What you are asked to do –
Reproduce the data exactly and drop any pictures it holds.

Supplied data –
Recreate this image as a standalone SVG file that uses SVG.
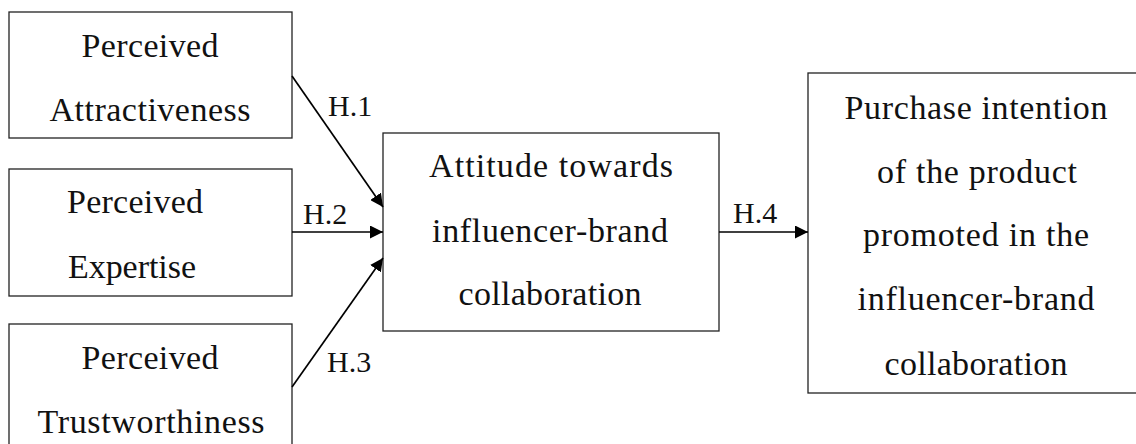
<svg xmlns="http://www.w3.org/2000/svg" width="1136" height="444" viewBox="0 0 1136 444">
  <style>
    .box { fill: #ffffff; stroke: #222222; stroke-width: 1.3; }
    .lbl { font-family: "Liberation Serif", "Times New Roman", serif; font-size: 34px; fill: #111111; }
    .hyp { font-family: "Liberation Serif", "Times New Roman", serif; font-size: 30px; fill: #111111; }
    .mid { text-anchor: middle; }
    .edge { stroke: #000000; stroke-width: 1.7; fill: none; marker-end: url(#arrow); }
  </style>
  <defs>
    <marker id="arrow" markerUnits="userSpaceOnUse" markerWidth="14" markerHeight="13" refX="13" refY="6.5" orient="auto">
      <path d="M0,0 L13,6.5 L0,13 z" fill="#000000"/>
    </marker>
  </defs>
  <rect width="1136" height="444" fill="#ffffff"/>

  <g id="attractiveness">
    <rect class="box" x="9" y="12" width="283" height="126"/>
    <text class="lbl mid" x="150" y="57" textLength="137">Perceived</text>
    <text class="lbl mid" x="150" y="121" textLength="201">Attractiveness</text>
  </g>

  <g id="expertise">
    <rect class="box" x="9" y="169" width="283" height="127"/>
    <text class="lbl" x="67" y="213" textLength="136">Perceived</text>
    <text class="lbl" x="68" y="278" textLength="128">Expertise</text>
  </g>

  <g id="trustworthiness">
    <rect class="box" x="9" y="324" width="283" height="130"/>
    <text class="lbl mid" x="150" y="369" textLength="137">Perceived</text>
    <text class="lbl mid" x="151" y="433" textLength="227">Trustworthiness</text>
  </g>

  <g id="attitude">
    <rect class="box" x="383" y="133" width="336" height="198"/>
    <text class="lbl mid" x="551" y="177" textLength="244">Attitude towards</text>
    <text class="lbl mid" x="550" y="242" textLength="236">influencer-brand</text>
    <text class="lbl mid" x="550" y="305" textLength="183">collaboration</text>
  </g>

  <g id="purchase-intention">
    <rect class="box" x="808" y="73" width="336" height="320"/>
    <text class="lbl mid" x="976" y="119" textLength="263">Purchase intention</text>
    <text class="lbl mid" x="977" y="183" textLength="200">of the product</text>
    <text class="lbl mid" x="976" y="246" textLength="226">promoted in the</text>
    <text class="lbl mid" x="976" y="310" textLength="237">influencer-brand</text>
    <text class="lbl mid" x="976" y="375" textLength="183">collaboration</text>
  </g>

  <g id="connectors">
    <line class="edge" x1="292" y1="76" x2="383" y2="207"/>
    <line class="edge" x1="292" y1="232" x2="383" y2="232"/>
    <line class="edge" x1="292" y1="387" x2="383" y2="258"/>
    <line class="edge" x1="719" y1="232" x2="808" y2="232"/>
    <text class="hyp" x="328" y="116">H.1</text>
    <text class="hyp" x="303" y="224">H.2</text>
    <text class="hyp" x="327" y="372">H.3</text>
    <text class="hyp" x="733" y="223">H.4</text>
  </g>
</svg>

Finished task –
Recreate this image as a standalone SVG file that uses SVG.
<svg xmlns="http://www.w3.org/2000/svg" width="1136" height="444" viewBox="0 0 1136 444">
  <style>
    .box { fill: #ffffff; stroke: #222222; stroke-width: 1.3; }
    .lbl { font-family: "Liberation Serif", "Times New Roman", serif; font-size: 34px; fill: #111111; }
    .hyp { font-family: "Liberation Serif", "Times New Roman", serif; font-size: 30px; fill: #111111; }
    .mid { text-anchor: middle; }
    .edge { stroke: #000000; stroke-width: 1.7; fill: none; marker-end: url(#arrow); }
  </style>
  <defs>
    <marker id="arrow" markerUnits="userSpaceOnUse" markerWidth="14" markerHeight="13" refX="13" refY="6.5" orient="auto">
      <path d="M0,0 L13,6.5 L0,13 z" fill="#000000"/>
    </marker>
  </defs>
  <rect width="1136" height="444" fill="#ffffff"/>

  <g id="attractiveness">
    <rect class="box" x="9" y="12" width="283" height="126"/>
    <text class="lbl mid" x="150" y="57" textLength="137">Perceived</text>
    <text class="lbl mid" x="150" y="121" textLength="201">Attractiveness</text>
  </g>

  <g id="expertise">
    <rect class="box" x="9" y="169" width="283" height="127"/>
    <text class="lbl" x="67" y="213" textLength="136">Perceived</text>
    <text class="lbl" x="68" y="278" textLength="128">Expertise</text>
  </g>

  <g id="trustworthiness">
    <rect class="box" x="9" y="324" width="283" height="130"/>
    <text class="lbl mid" x="150" y="369" textLength="137">Perceived</text>
    <text class="lbl mid" x="151" y="433" textLength="227">Trustworthiness</text>
  </g>

  <g id="attitude">
    <rect class="box" x="383" y="133" width="336" height="198"/>
    <text class="lbl mid" x="551" y="177" textLength="244">Attitude towards</text>
    <text class="lbl mid" x="550" y="242" textLength="236">influencer-brand</text>
    <text class="lbl mid" x="550" y="305" textLength="183">collaboration</text>
  </g>

  <g id="purchase-intention">
    <rect class="box" x="808" y="73" width="336" height="320"/>
    <text class="lbl mid" x="976" y="119" textLength="263">Purchase intention</text>
    <text class="lbl mid" x="977" y="183" textLength="200">of the product</text>
    <text class="lbl mid" x="976" y="246" textLength="226">promoted in the</text>
    <text class="lbl mid" x="976" y="310" textLength="237">influencer-brand</text>
    <text class="lbl mid" x="976" y="375" textLength="183">collaboration</text>
  </g>

  <g id="connectors">
    <line class="edge" x1="292" y1="76" x2="383" y2="207"/>
    <line class="edge" x1="292" y1="232" x2="383" y2="232"/>
    <line class="edge" x1="292" y1="387" x2="383" y2="258"/>
    <line class="edge" x1="719" y1="232" x2="808" y2="232"/>
    <text class="hyp" x="328" y="116">H.1</text>
    <text class="hyp" x="303" y="224">H.2</text>
    <text class="hyp" x="327" y="372">H.3</text>
    <text class="hyp" x="733" y="223">H.4</text>
  </g>
</svg>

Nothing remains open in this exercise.